(Records with drawing code)
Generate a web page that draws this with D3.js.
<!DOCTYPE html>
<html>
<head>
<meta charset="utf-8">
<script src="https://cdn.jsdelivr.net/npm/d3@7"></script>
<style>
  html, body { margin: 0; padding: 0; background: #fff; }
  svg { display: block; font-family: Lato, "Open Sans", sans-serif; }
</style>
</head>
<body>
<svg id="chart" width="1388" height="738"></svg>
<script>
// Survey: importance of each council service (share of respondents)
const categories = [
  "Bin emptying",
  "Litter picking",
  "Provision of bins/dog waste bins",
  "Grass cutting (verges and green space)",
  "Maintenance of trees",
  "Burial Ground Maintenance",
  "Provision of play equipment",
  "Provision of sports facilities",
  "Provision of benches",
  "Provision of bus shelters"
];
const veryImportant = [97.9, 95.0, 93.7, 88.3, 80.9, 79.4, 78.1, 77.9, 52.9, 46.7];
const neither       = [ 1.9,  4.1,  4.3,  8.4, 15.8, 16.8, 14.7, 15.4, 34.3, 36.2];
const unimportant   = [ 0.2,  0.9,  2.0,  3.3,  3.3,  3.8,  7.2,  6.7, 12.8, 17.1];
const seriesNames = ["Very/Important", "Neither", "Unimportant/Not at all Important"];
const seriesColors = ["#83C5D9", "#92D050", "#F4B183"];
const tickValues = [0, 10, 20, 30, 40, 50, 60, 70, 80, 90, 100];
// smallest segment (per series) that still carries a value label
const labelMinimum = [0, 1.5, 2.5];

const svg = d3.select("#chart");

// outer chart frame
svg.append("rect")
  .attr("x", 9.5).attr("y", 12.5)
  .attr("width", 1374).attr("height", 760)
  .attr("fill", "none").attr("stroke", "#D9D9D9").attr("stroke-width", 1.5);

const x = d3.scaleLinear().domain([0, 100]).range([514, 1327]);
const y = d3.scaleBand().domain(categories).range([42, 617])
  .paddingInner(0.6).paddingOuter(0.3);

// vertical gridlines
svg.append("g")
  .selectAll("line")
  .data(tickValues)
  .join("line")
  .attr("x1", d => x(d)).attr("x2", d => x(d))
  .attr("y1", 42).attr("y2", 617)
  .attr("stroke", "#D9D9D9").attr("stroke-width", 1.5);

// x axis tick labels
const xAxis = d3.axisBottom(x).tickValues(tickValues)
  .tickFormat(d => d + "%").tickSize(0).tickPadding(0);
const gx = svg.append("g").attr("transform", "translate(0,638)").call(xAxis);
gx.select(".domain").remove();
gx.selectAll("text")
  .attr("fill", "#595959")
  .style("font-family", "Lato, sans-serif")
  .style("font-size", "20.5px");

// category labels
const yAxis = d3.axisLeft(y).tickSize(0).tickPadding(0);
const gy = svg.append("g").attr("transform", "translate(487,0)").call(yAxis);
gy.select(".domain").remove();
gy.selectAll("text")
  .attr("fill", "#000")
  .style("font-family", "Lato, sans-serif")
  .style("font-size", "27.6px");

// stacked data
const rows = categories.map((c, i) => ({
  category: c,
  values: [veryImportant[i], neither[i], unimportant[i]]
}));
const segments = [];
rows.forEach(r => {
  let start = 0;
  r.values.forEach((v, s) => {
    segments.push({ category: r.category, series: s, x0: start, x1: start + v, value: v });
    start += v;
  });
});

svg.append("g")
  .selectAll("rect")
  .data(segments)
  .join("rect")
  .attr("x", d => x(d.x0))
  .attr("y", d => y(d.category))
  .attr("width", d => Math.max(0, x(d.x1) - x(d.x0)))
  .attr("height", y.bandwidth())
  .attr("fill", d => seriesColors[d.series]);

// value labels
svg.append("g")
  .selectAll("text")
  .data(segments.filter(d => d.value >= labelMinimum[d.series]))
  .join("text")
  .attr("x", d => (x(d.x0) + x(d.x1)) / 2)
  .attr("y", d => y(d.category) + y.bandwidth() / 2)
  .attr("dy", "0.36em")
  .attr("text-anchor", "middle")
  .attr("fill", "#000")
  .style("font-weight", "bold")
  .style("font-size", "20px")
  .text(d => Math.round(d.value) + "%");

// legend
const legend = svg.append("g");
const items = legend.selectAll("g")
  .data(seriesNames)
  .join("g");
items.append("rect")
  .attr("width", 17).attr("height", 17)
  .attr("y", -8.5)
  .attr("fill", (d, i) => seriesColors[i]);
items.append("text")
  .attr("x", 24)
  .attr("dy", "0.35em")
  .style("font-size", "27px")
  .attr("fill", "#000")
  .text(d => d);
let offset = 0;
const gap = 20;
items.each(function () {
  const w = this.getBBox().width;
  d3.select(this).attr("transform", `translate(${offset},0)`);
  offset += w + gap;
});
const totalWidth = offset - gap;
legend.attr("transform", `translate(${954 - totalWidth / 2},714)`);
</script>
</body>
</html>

...

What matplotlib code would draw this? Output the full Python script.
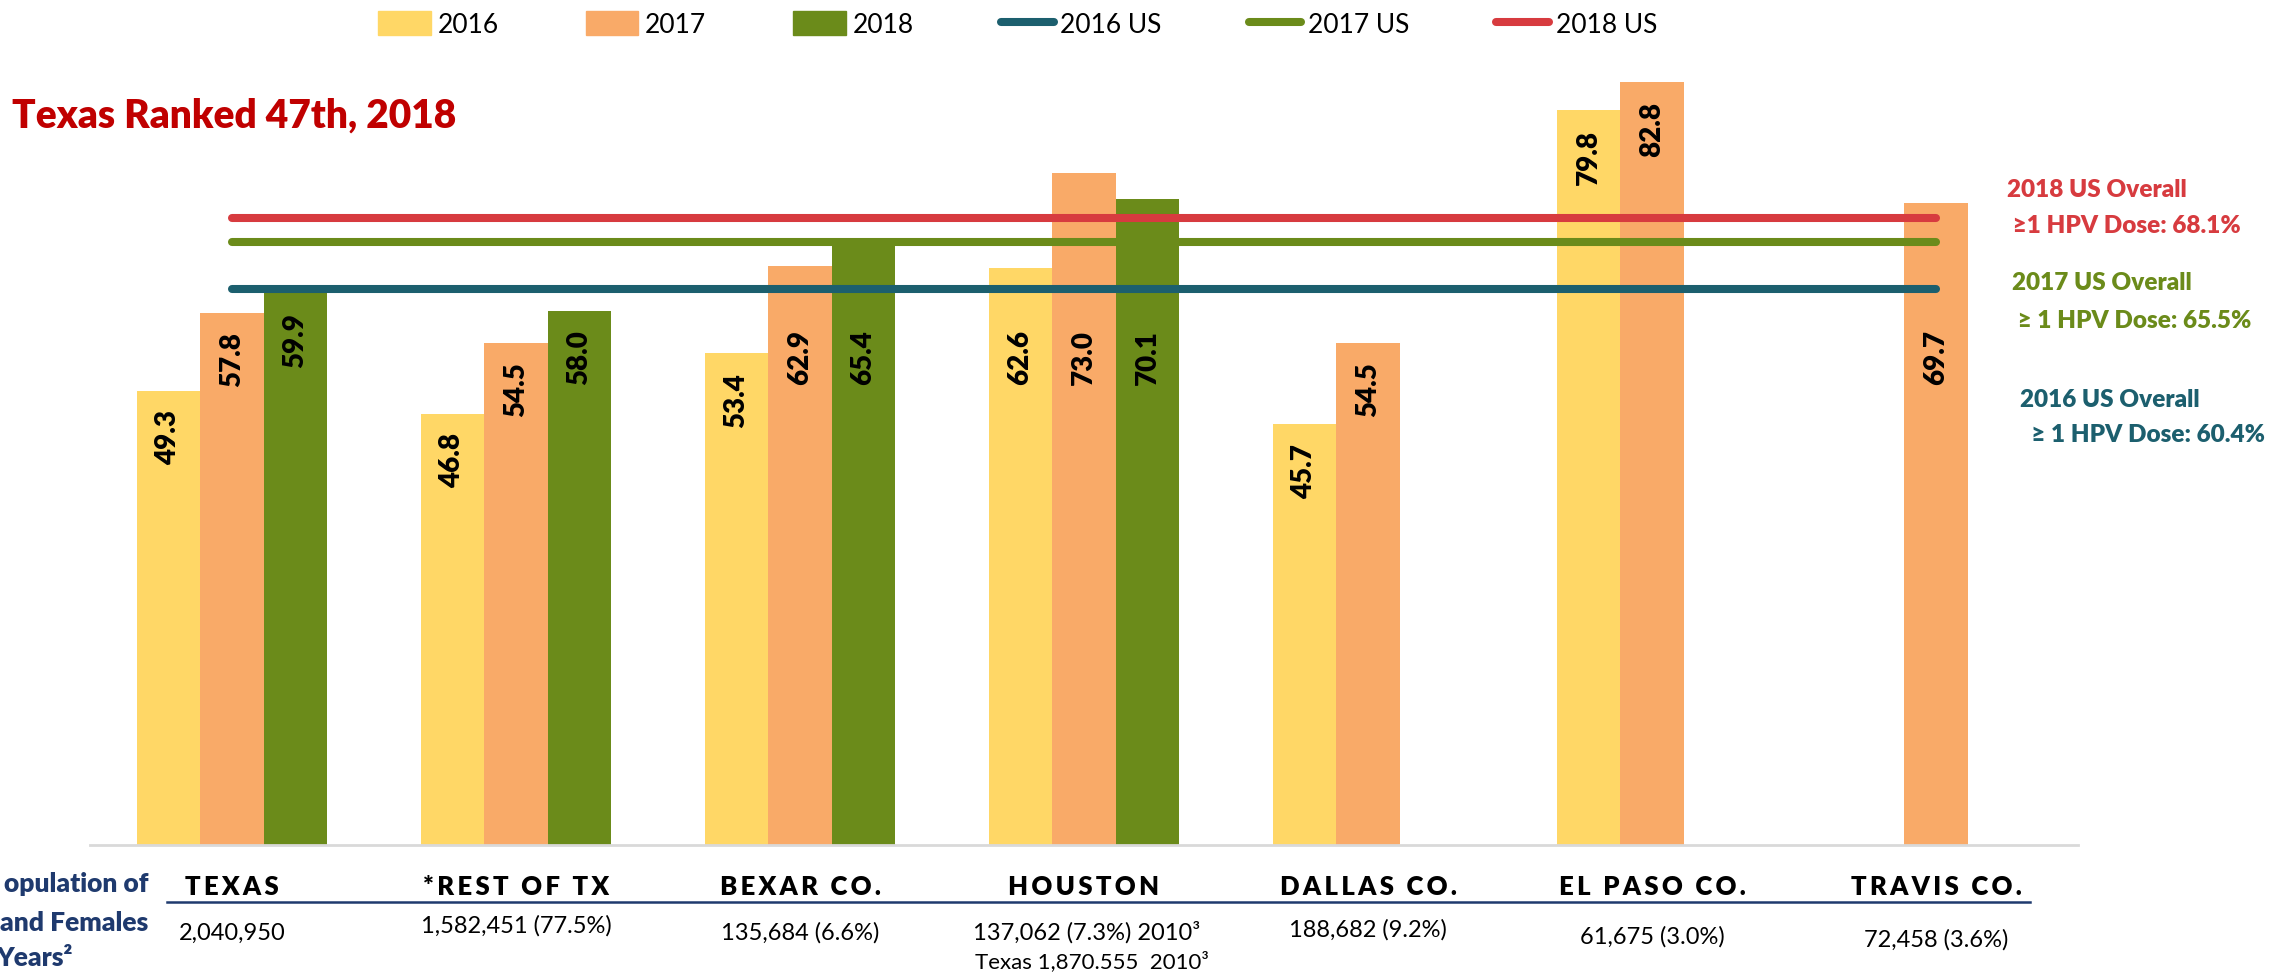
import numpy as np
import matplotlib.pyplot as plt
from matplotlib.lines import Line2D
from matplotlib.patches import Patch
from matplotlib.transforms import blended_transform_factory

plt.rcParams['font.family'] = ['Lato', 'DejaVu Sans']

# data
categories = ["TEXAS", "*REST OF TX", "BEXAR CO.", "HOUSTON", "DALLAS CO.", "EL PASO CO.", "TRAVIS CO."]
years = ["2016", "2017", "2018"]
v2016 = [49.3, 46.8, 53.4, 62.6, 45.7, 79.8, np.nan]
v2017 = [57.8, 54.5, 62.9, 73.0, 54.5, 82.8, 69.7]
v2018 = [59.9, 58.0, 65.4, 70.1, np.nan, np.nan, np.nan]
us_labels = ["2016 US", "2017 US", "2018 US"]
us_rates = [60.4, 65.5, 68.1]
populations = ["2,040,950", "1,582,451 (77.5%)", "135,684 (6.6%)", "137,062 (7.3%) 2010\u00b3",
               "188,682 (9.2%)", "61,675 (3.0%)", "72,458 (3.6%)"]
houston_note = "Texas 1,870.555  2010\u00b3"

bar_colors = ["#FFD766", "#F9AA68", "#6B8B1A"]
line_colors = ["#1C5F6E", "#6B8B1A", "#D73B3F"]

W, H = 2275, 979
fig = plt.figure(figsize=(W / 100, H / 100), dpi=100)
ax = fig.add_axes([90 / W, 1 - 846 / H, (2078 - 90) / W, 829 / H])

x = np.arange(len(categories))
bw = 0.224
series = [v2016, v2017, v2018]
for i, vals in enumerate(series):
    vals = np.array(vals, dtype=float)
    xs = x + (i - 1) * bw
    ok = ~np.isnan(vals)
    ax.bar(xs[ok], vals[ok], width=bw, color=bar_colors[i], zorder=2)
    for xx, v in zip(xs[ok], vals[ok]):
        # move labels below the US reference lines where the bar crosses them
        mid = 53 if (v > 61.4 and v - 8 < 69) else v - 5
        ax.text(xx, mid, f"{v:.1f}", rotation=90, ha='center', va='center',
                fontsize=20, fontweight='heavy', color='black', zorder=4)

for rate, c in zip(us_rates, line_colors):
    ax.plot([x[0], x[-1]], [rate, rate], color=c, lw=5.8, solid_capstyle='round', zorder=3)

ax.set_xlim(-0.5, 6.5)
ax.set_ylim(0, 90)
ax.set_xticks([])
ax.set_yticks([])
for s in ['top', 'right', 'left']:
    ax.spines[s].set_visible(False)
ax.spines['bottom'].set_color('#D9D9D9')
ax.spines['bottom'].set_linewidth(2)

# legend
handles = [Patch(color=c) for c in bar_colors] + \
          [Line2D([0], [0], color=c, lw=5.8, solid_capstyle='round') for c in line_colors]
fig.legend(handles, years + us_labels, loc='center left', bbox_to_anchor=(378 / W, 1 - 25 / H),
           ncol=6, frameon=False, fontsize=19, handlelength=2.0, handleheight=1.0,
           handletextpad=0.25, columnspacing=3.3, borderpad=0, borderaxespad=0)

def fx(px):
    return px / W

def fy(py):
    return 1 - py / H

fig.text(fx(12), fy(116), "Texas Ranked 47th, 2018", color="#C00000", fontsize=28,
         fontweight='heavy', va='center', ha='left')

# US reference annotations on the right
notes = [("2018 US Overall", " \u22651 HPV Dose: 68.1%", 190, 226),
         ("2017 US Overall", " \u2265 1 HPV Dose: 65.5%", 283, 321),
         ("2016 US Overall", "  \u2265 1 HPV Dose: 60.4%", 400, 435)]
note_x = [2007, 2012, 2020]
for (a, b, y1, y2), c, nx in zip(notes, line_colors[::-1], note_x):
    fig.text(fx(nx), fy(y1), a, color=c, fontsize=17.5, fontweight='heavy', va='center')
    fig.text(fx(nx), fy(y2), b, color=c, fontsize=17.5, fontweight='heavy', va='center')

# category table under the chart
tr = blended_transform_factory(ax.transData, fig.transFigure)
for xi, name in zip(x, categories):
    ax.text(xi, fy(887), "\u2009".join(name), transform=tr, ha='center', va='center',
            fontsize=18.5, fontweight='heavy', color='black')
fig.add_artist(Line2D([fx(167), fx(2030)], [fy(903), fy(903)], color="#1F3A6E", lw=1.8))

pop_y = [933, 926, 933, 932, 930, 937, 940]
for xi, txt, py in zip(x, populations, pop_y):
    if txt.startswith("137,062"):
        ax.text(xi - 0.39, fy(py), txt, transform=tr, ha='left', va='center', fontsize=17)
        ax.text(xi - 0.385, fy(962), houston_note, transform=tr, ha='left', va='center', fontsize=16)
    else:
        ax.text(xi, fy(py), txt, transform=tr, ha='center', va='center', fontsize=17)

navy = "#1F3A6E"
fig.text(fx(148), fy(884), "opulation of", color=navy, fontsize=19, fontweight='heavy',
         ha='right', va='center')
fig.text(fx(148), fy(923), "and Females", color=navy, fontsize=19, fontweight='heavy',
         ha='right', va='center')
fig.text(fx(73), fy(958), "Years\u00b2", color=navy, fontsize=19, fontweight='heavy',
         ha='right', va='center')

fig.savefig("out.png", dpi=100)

--

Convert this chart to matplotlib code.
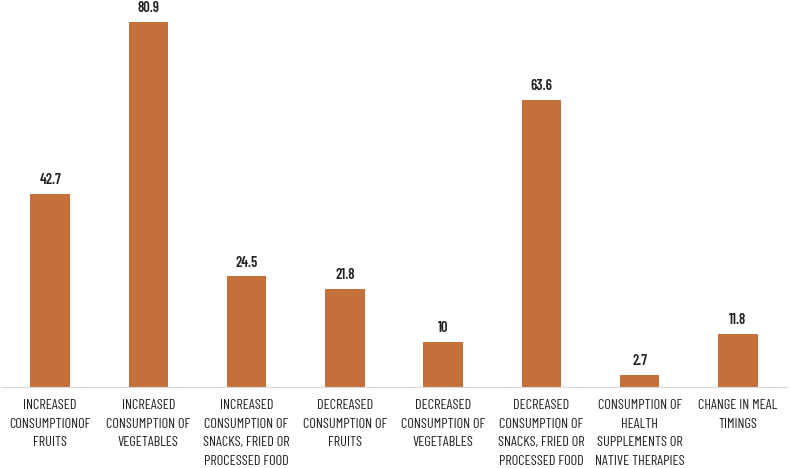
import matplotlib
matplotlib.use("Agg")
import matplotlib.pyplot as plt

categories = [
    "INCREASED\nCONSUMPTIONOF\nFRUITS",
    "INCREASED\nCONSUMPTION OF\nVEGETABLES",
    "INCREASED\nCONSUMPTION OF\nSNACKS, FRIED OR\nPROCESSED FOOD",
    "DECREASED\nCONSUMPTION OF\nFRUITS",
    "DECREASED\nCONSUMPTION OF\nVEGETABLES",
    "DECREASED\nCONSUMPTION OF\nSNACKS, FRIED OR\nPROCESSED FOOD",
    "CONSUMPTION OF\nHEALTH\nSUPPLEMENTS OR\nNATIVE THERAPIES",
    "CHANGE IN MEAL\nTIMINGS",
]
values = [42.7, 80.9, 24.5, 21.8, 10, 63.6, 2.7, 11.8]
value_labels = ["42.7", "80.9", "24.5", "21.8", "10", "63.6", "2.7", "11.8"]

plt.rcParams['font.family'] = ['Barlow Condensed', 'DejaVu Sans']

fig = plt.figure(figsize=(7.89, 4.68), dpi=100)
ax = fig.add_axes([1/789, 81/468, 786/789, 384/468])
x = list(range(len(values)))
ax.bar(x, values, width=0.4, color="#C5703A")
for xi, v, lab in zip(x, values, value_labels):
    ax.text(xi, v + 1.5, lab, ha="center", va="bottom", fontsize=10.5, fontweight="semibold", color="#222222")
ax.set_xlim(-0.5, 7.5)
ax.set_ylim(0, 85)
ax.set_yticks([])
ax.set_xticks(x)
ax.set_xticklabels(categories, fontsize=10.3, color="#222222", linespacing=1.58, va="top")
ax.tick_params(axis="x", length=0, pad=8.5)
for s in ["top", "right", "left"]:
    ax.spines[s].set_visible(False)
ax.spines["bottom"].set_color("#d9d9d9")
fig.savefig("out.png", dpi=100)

• **To do**
Tell how many lines in the material contain the word "that". Only the number is wanted.

• **Task output**
2